The hopes of the web increasing democratic discourse, of informing voters both broadly and deeply, of providing more information to create better-equipped citizens able to participate more fully in the marketplace of ideas… well, not at this one site. I looked at the Web sites of other candidates’ hometown newspapers: This site is the Cadillac.
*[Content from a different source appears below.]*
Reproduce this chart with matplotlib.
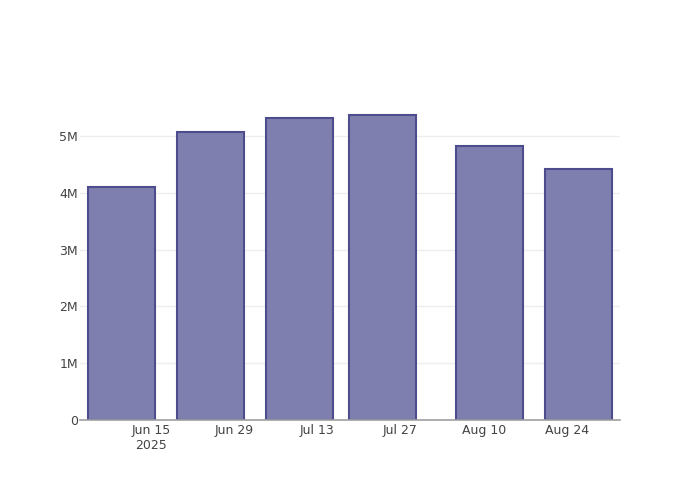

My increasing irritation is not universal. Prof. Phillip Meyer, Knight Chair in Journalism at UNC-Chapel Hill, says he loves the coverage. “There’s more news in Edwards than in the others. Your responsibility is to engage your readers and make them interested. If (The N&O) took a textbookish approach and gave every candidate the same amount of ink, then it would be boring.” So bore me with a textbook. Meyers pointed out that the N&O‘s coverage is a good thing because it “drives” him to The New York Times and the Web to find out more. It drives me, too.
We have nearly another month of this coverage I fear–this may be all wrapped up by Super Tuesday on March 2, when the delegate heavy states of California, New York and Texas, as well a number of others, cast their votes.
But it probably won’t end there. Here’s my scenario. I can’t call it likely. I can’t call it my nightmare scenario because I am, after all, a Democrat, and I’m going to walk into that booth and enthusiastically pull the lever no matter who the Democratic nominee is. So in this particular dream, John Kerry gets the nomination. He turns graciously to our John and offers him the VP slot. (Think of the possibilities. John-John back in the White House). Kerry is elected President of the United States. And how will we know that? Because here’s what we’ll have the next day in The News & Observer: A beauteous photo of a beaming Edwards, big-boy haircut charmingly ruffled, thrusting his fist in the air. Behind him, a smaller, out-of-focus Kerry, looking more like a pony than a horse. And the headline in Second Coming typeface? “Edwards Sweeps Nation; Wins VP Slot!”
If that happens, I’ll probably count my blessings: At least Clay Aiken stayed out of the race this time around.